- **Available data**:
* * * * * * *

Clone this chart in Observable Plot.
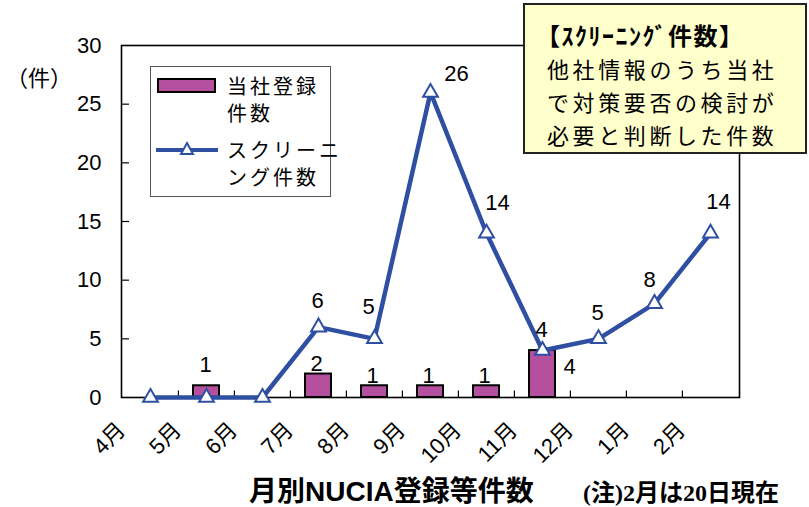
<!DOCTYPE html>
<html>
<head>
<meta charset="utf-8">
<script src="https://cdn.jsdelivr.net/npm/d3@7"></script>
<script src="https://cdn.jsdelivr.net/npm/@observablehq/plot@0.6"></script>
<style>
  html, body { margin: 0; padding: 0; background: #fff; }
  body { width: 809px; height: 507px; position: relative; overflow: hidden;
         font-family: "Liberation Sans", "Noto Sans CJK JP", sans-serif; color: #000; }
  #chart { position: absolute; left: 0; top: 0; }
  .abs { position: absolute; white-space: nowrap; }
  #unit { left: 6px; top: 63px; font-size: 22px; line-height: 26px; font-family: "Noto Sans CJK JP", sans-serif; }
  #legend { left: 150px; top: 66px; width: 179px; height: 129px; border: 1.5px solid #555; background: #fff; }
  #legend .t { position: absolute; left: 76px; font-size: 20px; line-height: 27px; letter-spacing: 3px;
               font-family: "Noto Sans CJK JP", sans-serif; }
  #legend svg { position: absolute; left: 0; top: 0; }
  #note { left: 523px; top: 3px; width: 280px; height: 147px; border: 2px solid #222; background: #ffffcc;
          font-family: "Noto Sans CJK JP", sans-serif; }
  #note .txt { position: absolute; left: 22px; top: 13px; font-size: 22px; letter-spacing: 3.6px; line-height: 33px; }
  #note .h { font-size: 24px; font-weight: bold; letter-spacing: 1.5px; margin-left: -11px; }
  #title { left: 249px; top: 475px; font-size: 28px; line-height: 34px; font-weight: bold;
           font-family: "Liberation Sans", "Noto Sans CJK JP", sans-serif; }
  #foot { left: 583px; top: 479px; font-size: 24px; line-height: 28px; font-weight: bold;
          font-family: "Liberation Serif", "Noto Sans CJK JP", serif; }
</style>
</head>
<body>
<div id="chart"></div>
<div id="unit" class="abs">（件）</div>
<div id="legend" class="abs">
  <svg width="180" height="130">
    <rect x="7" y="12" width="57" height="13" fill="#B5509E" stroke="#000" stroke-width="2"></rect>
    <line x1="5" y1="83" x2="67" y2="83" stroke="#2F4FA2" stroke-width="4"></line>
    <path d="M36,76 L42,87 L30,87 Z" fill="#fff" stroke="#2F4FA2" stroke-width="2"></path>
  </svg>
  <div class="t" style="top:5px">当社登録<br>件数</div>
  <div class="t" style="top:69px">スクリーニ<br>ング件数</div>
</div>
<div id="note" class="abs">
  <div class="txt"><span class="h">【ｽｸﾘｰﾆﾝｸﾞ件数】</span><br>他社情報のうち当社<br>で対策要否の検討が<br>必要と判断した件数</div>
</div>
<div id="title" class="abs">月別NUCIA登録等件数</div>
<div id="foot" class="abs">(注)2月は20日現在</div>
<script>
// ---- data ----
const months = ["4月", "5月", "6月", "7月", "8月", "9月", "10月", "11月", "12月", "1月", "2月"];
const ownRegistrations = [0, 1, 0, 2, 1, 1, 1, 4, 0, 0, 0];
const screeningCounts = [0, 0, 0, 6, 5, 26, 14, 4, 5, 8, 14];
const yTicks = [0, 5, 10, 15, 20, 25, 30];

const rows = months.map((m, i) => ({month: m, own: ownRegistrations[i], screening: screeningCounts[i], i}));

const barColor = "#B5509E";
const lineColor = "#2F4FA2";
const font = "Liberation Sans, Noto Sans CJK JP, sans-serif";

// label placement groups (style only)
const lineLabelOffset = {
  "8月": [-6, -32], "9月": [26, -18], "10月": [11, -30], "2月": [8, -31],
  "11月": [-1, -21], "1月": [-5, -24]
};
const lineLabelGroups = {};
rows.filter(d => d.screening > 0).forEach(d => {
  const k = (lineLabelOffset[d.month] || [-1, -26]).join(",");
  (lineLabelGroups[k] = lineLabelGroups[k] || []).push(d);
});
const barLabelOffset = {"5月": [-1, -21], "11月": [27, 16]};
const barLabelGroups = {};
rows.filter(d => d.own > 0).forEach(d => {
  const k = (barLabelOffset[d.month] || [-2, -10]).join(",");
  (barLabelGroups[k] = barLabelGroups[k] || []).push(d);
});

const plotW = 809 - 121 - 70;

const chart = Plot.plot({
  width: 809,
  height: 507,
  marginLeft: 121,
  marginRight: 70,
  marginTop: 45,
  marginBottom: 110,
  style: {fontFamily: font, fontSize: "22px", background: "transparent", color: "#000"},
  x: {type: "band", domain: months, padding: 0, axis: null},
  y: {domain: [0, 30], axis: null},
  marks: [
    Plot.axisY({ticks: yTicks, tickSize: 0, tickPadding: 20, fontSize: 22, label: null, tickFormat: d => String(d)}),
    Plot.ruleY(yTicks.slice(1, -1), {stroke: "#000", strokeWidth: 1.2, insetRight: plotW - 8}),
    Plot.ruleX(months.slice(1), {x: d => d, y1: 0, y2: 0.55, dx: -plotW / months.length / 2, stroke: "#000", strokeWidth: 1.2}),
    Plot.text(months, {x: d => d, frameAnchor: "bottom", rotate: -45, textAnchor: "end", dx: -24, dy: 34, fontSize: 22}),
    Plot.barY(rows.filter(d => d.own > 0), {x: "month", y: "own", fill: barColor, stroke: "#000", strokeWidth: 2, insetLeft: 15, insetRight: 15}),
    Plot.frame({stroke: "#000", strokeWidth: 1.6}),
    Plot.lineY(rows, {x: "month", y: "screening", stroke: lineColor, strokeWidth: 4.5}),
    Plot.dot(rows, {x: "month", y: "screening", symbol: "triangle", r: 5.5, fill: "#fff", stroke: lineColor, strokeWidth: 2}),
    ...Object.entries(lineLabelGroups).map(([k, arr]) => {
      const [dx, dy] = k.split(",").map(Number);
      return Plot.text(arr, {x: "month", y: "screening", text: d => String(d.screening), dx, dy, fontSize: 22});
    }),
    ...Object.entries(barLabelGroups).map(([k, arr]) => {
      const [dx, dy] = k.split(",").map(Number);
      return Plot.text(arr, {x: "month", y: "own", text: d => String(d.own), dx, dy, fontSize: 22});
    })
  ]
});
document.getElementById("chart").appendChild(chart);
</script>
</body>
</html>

* * * * * * *

- **Task details**: Would you return the data exactly as written, without the pictures?

- **Expected output**:
Clone this chart in Observable Plot.
<!DOCTYPE html>
<html>
<head>
<meta charset="utf-8">
<script src="https://cdn.jsdelivr.net/npm/d3@7"></script>
<script src="https://cdn.jsdelivr.net/npm/@observablehq/plot@0.6"></script>
<style>
  html, body { margin: 0; padding: 0; background: #fff; }
  body { width: 809px; height: 507px; position: relative; overflow: hidden;
         font-family: "Liberation Sans", "Noto Sans CJK JP", sans-serif; color: #000; }
  #chart { position: absolute; left: 0; top: 0; }
  .abs { position: absolute; white-space: nowrap; }
  #unit { left: 6px; top: 63px; font-size: 22px; line-height: 26px; font-family: "Noto Sans CJK JP", sans-serif; }
  #legend { left: 150px; top: 66px; width: 179px; height: 129px; border: 1.5px solid #555; background: #fff; }
  #legend .t { position: absolute; left: 76px; font-size: 20px; line-height: 27px; letter-spacing: 3px;
               font-family: "Noto Sans CJK JP", sans-serif; }
  #legend svg { position: absolute; left: 0; top: 0; }
  #note { left: 523px; top: 3px; width: 280px; height: 147px; border: 2px solid #222; background: #ffffcc;
          font-family: "Noto Sans CJK JP", sans-serif; }
  #note .txt { position: absolute; left: 22px; top: 13px; font-size: 22px; letter-spacing: 3.6px; line-height: 33px; }
  #note .h { font-size: 24px; font-weight: bold; letter-spacing: 1.5px; margin-left: -11px; }
  #title { left: 249px; top: 475px; font-size: 28px; line-height: 34px; font-weight: bold;
           font-family: "Liberation Sans", "Noto Sans CJK JP", sans-serif; }
  #foot { left: 583px; top: 479px; font-size: 24px; line-height: 28px; font-weight: bold;
          font-family: "Liberation Serif", "Noto Sans CJK JP", serif; }
</style>
</head>
<body>
<div id="chart"></div>
<div id="unit" class="abs">（件）</div>
<div id="legend" class="abs">
  <svg width="180" height="130">
    <rect x="7" y="12" width="57" height="13" fill="#B5509E" stroke="#000" stroke-width="2"></rect>
    <line x1="5" y1="83" x2="67" y2="83" stroke="#2F4FA2" stroke-width="4"></line>
    <path d="M36,76 L42,87 L30,87 Z" fill="#fff" stroke="#2F4FA2" stroke-width="2"></path>
  </svg>
  <div class="t" style="top:5px">当社登録<br>件数</div>
  <div class="t" style="top:69px">スクリーニ<br>ング件数</div>
</div>
<div id="note" class="abs">
  <div class="txt"><span class="h">【ｽｸﾘｰﾆﾝｸﾞ件数】</span><br>他社情報のうち当社<br>で対策要否の検討が<br>必要と判断した件数</div>
</div>
<div id="title" class="abs">月別NUCIA登録等件数</div>
<div id="foot" class="abs">(注)2月は20日現在</div>
<script>
// ---- data ----
const months = ["4月", "5月", "6月", "7月", "8月", "9月", "10月", "11月", "12月", "1月", "2月"];
const ownRegistrations = [0, 1, 0, 2, 1, 1, 1, 4, 0, 0, 0];
const screeningCounts = [0, 0, 0, 6, 5, 26, 14, 4, 5, 8, 14];
const yTicks = [0, 5, 10, 15, 20, 25, 30];

const rows = months.map((m, i) => ({month: m, own: ownRegistrations[i], screening: screeningCounts[i], i}));

const barColor = "#B5509E";
const lineColor = "#2F4FA2";
const font = "Liberation Sans, Noto Sans CJK JP, sans-serif";

// label placement groups (style only)
const lineLabelOffset = {
  "8月": [-6, -32], "9月": [26, -18], "10月": [11, -30], "2月": [8, -31],
  "11月": [-1, -21], "1月": [-5, -24]
};
const lineLabelGroups = {};
rows.filter(d => d.screening > 0).forEach(d => {
  const k = (lineLabelOffset[d.month] || [-1, -26]).join(",");
  (lineLabelGroups[k] = lineLabelGroups[k] || []).push(d);
});
const barLabelOffset = {"5月": [-1, -21], "11月": [27, 16]};
const barLabelGroups = {};
rows.filter(d => d.own > 0).forEach(d => {
  const k = (barLabelOffset[d.month] || [-2, -10]).join(",");
  (barLabelGroups[k] = barLabelGroups[k] || []).push(d);
});

const plotW = 809 - 121 - 70;

const chart = Plot.plot({
  width: 809,
  height: 507,
  marginLeft: 121,
  marginRight: 70,
  marginTop: 45,
  marginBottom: 110,
  style: {fontFamily: font, fontSize: "22px", background: "transparent", color: "#000"},
  x: {type: "band", domain: months, padding: 0, axis: null},
  y: {domain: [0, 30], axis: null},
  marks: [
    Plot.axisY({ticks: yTicks, tickSize: 0, tickPadding: 20, fontSize: 22, label: null, tickFormat: d => String(d)}),
    Plot.ruleY(yTicks.slice(1, -1), {stroke: "#000", strokeWidth: 1.2, insetRight: plotW - 8}),
    Plot.ruleX(months.slice(1), {x: d => d, y1: 0, y2: 0.55, dx: -plotW / months.length / 2, stroke: "#000", strokeWidth: 1.2}),
    Plot.text(months, {x: d => d, frameAnchor: "bottom", rotate: -45, textAnchor: "end", dx: -24, dy: 34, fontSize: 22}),
    Plot.barY(rows.filter(d => d.own > 0), {x: "month", y: "own", fill: barColor, stroke: "#000", strokeWidth: 2, insetLeft: 15, insetRight: 15}),
    Plot.frame({stroke: "#000", strokeWidth: 1.6}),
    Plot.lineY(rows, {x: "month", y: "screening", stroke: lineColor, strokeWidth: 4.5}),
    Plot.dot(rows, {x: "month", y: "screening", symbol: "triangle", r: 5.5, fill: "#fff", stroke: lineColor, strokeWidth: 2}),
    ...Object.entries(lineLabelGroups).map(([k, arr]) => {
      const [dx, dy] = k.split(",").map(Number);
      return Plot.text(arr, {x: "month", y: "screening", text: d => String(d.screening), dx, dy, fontSize: 22});
    }),
    ...Object.entries(barLabelGroups).map(([k, arr]) => {
      const [dx, dy] = k.split(",").map(Number);
      return Plot.text(arr, {x: "month", y: "own", text: d => String(d.own), dx, dy, fontSize: 22});
    })
  ]
});
document.getElementById("chart").appendChild(chart);
</script>
</body>
</html>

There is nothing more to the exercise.